§ **Required work**: Show every line of the records below that contains the word "React".

§ **Charts and diagrams as code**:

──────

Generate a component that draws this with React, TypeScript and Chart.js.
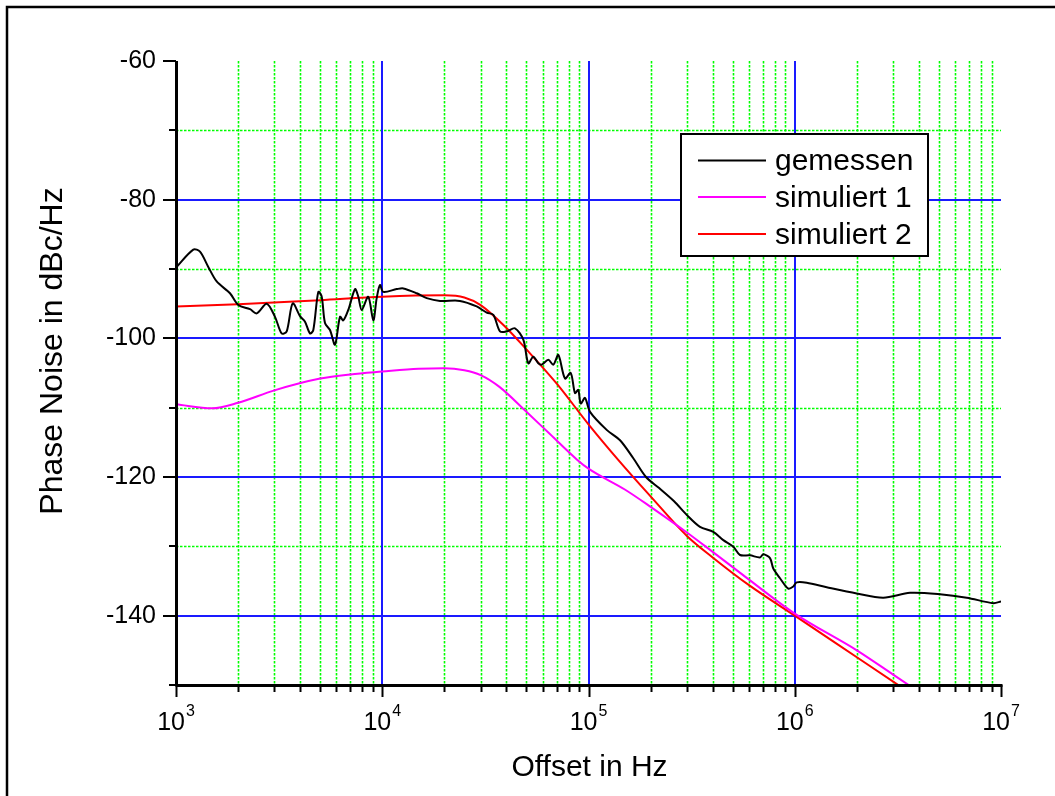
import React, { useEffect, useRef } from "react";
import { Chart, registerables } from "chart.js";

Chart.register(...registerables);

// ---------- data ----------
const gemessenHz = [
  1000, 1213, 1307, 1434, 1575, 1827, 2005, 2285, 2462, 2753, 3020, 3254, 3441, 3680, 3993,
  4222, 4464, 4632, 4898, 5087, 5277, 5580, 5901, 6240, 6474, 6845, 7378, 7654, 7951, 8557,
  9049, 9399, 9752, 10118, 11753, 12653, 14690, 16427, 19055, 23823, 28703, 32100, 34550,
  37240, 40120, 44010, 48300, 51070, 54000, 57100, 59300, 63850, 67500, 71400, 76900, 82000,
  86000, 89200, 91700, 96200, 101700, 122500, 142200, 164900, 190000, 220000, 260000, 300000,
  347200, 402700, 450400, 503600, 542700, 606700, 678500, 704000, 758600, 787000, 848300,
  930500, 984000, 1022000, 1143000, 1429000, 1997000, 2687000, 3622000, 5060000, 6820000,
  9180000, 10000000,
];
const gemessenDb = [
  -89.8, -87.2, -87.5, -89.7, -91.8, -93.5, -95.2, -95.8, -96.4, -95.0, -96.9, -99.3, -99.0,
  -94.95, -96.8, -97.6, -99.3, -98.8, -93.3, -94.0, -97.8, -98.8, -100.9, -96.9, -97.4, -95.9,
  -92.9, -94.0, -95.9, -94.0, -97.4, -94.2, -92.3, -93.3, -92.9, -92.8, -93.5, -94.2, -94.6,
  -94.6, -95.4, -96.3, -96.6, -99.0, -99.0, -98.55, -100.2, -103.6, -102.65, -103.6, -103.8,
  -103.1, -103.8, -102.4, -105.8, -105.0, -107.9, -107.45, -109.4, -108.6, -110.6, -113.2,
  -114.7, -117.3, -120.0, -121.6, -123.5, -125.5, -127.2, -127.9, -129.1, -130.05, -131.25,
  -131.3, -131.6, -131.15, -131.7, -133.2, -134.6, -136.1, -135.8, -135.2, -135.25, -135.9,
  -136.8, -137.4, -136.7, -136.9, -137.4, -138.2, -137.95,
];

const sim1Hz = [
  1000, 1500, 2000, 3000, 5000, 7000, 10000, 15000, 20000, 25000, 30000, 37000, 50000, 65000,
  88000, 100000, 150000, 200000, 300000, 400000, 600000, 1000000, 2000000, 3000000, 4000000,
];
const sim1Db = [
  -109.5, -110.1, -109.3, -107.5, -105.8, -105.2, -104.8, -104.4, -104.3, -104.6, -105.3,
  -107.0, -110.6, -113.8, -117.5, -118.8, -121.8, -124.3, -128.0, -130.8, -134.8, -139.7,
  -145.0, -148.5, -151.0,
];

const sim2Hz = [
  1000, 2000, 5000, 10000, 20000, 25000, 30000, 40000, 50000, 70000, 100000, 140000, 200000,
  300000, 400000, 600000, 1000000, 2000000, 4000000,
];
const sim2Db = [
  -95.4, -95.1, -94.5, -94.0, -93.8, -94.1, -95.2, -98.5, -101.6, -106.5, -112.4, -117.6,
  -122.8, -128.5, -131.6, -135.6, -140.0, -146.0, -152.0,
];

const seriesLabels = ["gemessen", "simuliert 1", "simuliert 2"];
const seriesColors = ["#000000", "#ff00ff", "#ff0000"];

const xMin = 1e3;
const xMax = 1e7;
const yMin = -150;
const yMax = -60;
const xDecades = [1e3, 1e4, 1e5, 1e6, 1e7];
const xExponents = ["3", "4", "5", "6", "7"];
const xMinorFactors = [2, 3, 4, 5, 6, 7, 8, 9];
const yMajorTicks = [-60, -80, -100, -120, -140];
const yMinorTicks = [-70, -90, -110, -130, -150];
const yGridMajor = [-80, -100, -120, -140];
const yGridMinor = [-70, -90, -110, -130];

const xTitle = "Offset in Hz";
const yTitle = "Phase Noise in dBc/Hz";

const FONT = '"Liberation Sans", Arial, Helvetica, sans-serif';

const toPoints = (xs: number[], ys: number[]) => xs.map((v, i) => ({ x: v, y: ys[i] }));

const decorPlugin = {
  id: "decor",
  beforeDraw(chart: any) {
    const { ctx, chartArea: a, scales } = chart;
    const x = scales.x;
    const y = scales.y;
    ctx.save();
    ctx.fillStyle = "#ffffff";
    ctx.fillRect(0, 0, chart.width, chart.height);

    // green dotted minor grid
    ctx.strokeStyle = "#00ff00";
    ctx.lineWidth = 1.6;
    ctx.setLineDash([2.5, 1.5]);
    for (let d = 0; d < xDecades.length - 1; d++) {
      for (const m of xMinorFactors) {
        const px = Math.round(x.getPixelForValue(xDecades[d] * m)) + 0.5;
        ctx.beginPath();
        ctx.moveTo(px, a.top);
        ctx.lineTo(px, a.bottom);
        ctx.stroke();
      }
    }
    for (const v of yGridMinor) {
      const py = Math.round(y.getPixelForValue(v)) + 0.5;
      ctx.beginPath();
      ctx.moveTo(a.left, py);
      ctx.lineTo(a.right, py);
      ctx.stroke();
    }
    // blue major grid
    ctx.setLineDash([]);
    ctx.strokeStyle = "#1a1aff";
    ctx.lineWidth = 2;
    for (let d = 1; d < xDecades.length - 1; d++) {
      const px = Math.round(x.getPixelForValue(xDecades[d]));
      ctx.beginPath();
      ctx.moveTo(px, a.top);
      ctx.lineTo(px, a.bottom);
      ctx.stroke();
    }
    for (const v of yGridMajor) {
      const py = Math.round(y.getPixelForValue(v));
      ctx.beginPath();
      ctx.moveTo(a.left, py);
      ctx.lineTo(a.right, py);
      ctx.stroke();
    }
    ctx.restore();
  },
  afterDatasetsDraw(chart: any) {
    const { ctx, chartArea: a, scales } = chart;
    const x = scales.x;
    const y = scales.y;
    ctx.save();
    ctx.setLineDash([]);
    ctx.strokeStyle = "#000";
    ctx.fillStyle = "#000";

    // axes lines
    ctx.lineWidth = 3;
    ctx.beginPath();
    ctx.moveTo(a.left + 0.5, a.top);
    ctx.lineTo(a.left + 0.5, a.bottom + 1.5);
    ctx.stroke();
    ctx.beginPath();
    ctx.moveTo(a.left, a.bottom + 0.5);
    ctx.lineTo(a.right + 1.5, a.bottom + 0.5);
    ctx.stroke();

    // y ticks
    ctx.lineWidth = 2;
    for (const v of yMajorTicks) {
      const py = Math.round(y.getPixelForValue(v));
      ctx.beginPath();
      ctx.moveTo(a.left - 13, py);
      ctx.lineTo(a.left, py);
      ctx.stroke();
    }
    for (const v of yMinorTicks) {
      const py = Math.round(y.getPixelForValue(v));
      ctx.beginPath();
      ctx.moveTo(a.left - 7, py);
      ctx.lineTo(a.left, py);
      ctx.stroke();
    }
    // x ticks
    for (const d of xDecades) {
      const px = Math.round(x.getPixelForValue(d)) + 0.5;
      ctx.beginPath();
      ctx.moveTo(px, a.bottom);
      ctx.lineTo(px, a.bottom + 12);
      ctx.stroke();
    }
    for (let d = 0; d < xDecades.length - 1; d++) {
      for (const m of xMinorFactors) {
        const px = Math.round(x.getPixelForValue(xDecades[d] * m)) + 0.5;
        ctx.beginPath();
        ctx.moveTo(px, a.bottom);
        ctx.lineTo(px, a.bottom + 7);
        ctx.stroke();
      }
    }

    // y tick labels
    ctx.font = `25px ${FONT}`;
    ctx.textAlign = "right";
    ctx.textBaseline = "alphabetic";
    for (const v of yMajorTicks) {
      const py = y.getPixelForValue(v);
      ctx.fillText(String(v), a.left - 20, py + 7);
    }

    // x tick labels with superscript exponent
    xDecades.forEach((d, i) => {
      const px = x.getPixelForValue(d);
      ctx.font = `25px ${FONT}`;
      const wBase = ctx.measureText("10").width;
      ctx.font = `16px ${FONT}`;
      const wExp = ctx.measureText(xExponents[i]).width;
      const start = px - (wBase + wExp + 1) / 2;
      ctx.textAlign = "left";
      ctx.font = `25px ${FONT}`;
      ctx.fillText("10", start, a.bottom + 45);
      ctx.font = `16px ${FONT}`;
      ctx.fillText(xExponents[i], start + wBase + 1, a.bottom + 31);
    });

    // axis titles
    ctx.font = `30px ${FONT}`;
    ctx.textAlign = "center";
    ctx.fillText(xTitle, (a.left + a.right) / 2 + 1, a.bottom + 91);
    ctx.save();
    ctx.translate(62, 351);
    ctx.rotate(-Math.PI / 2);
    ctx.font = `32px ${FONT}`;
    ctx.fillText(yTitle, 0, 0);
    ctx.restore();

    // legend
    const lx = 681, ly = 134, lw = 247, lh = 122;
    ctx.fillStyle = "#fff";
    ctx.fillRect(lx, ly, lw, lh);
    ctx.strokeStyle = "#000";
    ctx.lineWidth = 2;
    ctx.strokeRect(lx, ly, lw, lh);
    const rowLine = [160.5, 197, 234];
    const rowBase = [170, 207, 244];
    chart.data.datasets.forEach((ds: any, i: number) => {
      ctx.strokeStyle = ds.borderColor;
      ctx.lineWidth = 2;
      ctx.beginPath();
      ctx.moveTo(698, rowLine[i]);
      ctx.lineTo(766, rowLine[i]);
      ctx.stroke();
      ctx.fillStyle = "#000";
      ctx.font = `30px ${FONT}`;
      ctx.textAlign = "left";
      ctx.fillText(ds.label, 775, rowBase[i]);
    });

    // outer frame
    ctx.strokeStyle = "#000";
    ctx.lineWidth = 2.5;
    ctx.strokeRect(7, 7, chart.width + 20, chart.height + 20);
    ctx.restore();
  },
};

export default function App() {
  const canvasRef = useRef<HTMLCanvasElement | null>(null);

  useEffect(() => {
    document.body.style.margin = "0";
    const canvas = canvasRef.current;
    if (!canvas) return;
    const chart = new Chart(canvas, {
      type: "line",
      data: {
        datasets: [
          {
            label: seriesLabels[0],
            data: toPoints(gemessenHz, gemessenDb),
            borderColor: seriesColors[0],
            borderWidth: 2,
            pointRadius: 0,
            tension: 0.3,
            fill: false,
          },
          {
            label: seriesLabels[1],
            data: toPoints(sim1Hz, sim1Db),
            borderColor: seriesColors[1],
            borderWidth: 2,
            pointRadius: 0,
            cubicInterpolationMode: "monotone",
            fill: false,
          },
          {
            label: seriesLabels[2],
            data: toPoints(sim2Hz, sim2Db),
            borderColor: seriesColors[2],
            borderWidth: 2,
            pointRadius: 0,
            cubicInterpolationMode: "monotone",
            fill: false,
          },
        ],
      },
      options: {
        responsive: false,
        maintainAspectRatio: false,
        animation: false,
        devicePixelRatio: 1,
        layout: { padding: { left: 176, right: 54, top: 61, bottom: 111 } },
        plugins: {
          legend: { display: false },
          tooltip: { enabled: false },
          title: { display: false },
        },
        scales: {
          x: { type: "logarithmic", min: xMin, max: xMax, display: false },
          y: { type: "linear", min: yMin, max: yMax, display: false },
        },
      },
      plugins: [decorPlugin],
    } as any);
    return () => chart.destroy();
  }, []);

  return (
    <div style={{ position: "fixed", left: 0, top: 0, width: 1055, height: 796 }}>
      <canvas ref={canvasRef} width={1055} height={796} style={{ width: 1055, height: 796 }} />
    </div>
  );
}
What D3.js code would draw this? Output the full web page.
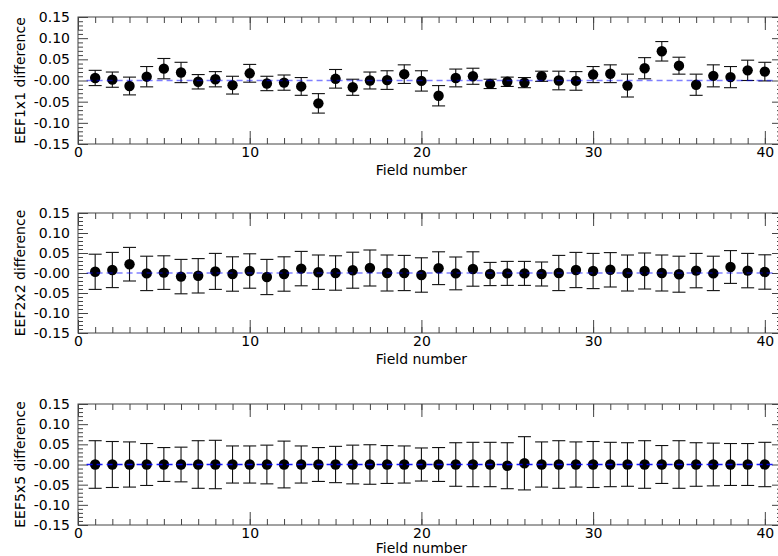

──────

§ **Correct result**:
Generate a component that draws this with React, TypeScript and Chart.js.
import React, { useEffect, useRef } from "react";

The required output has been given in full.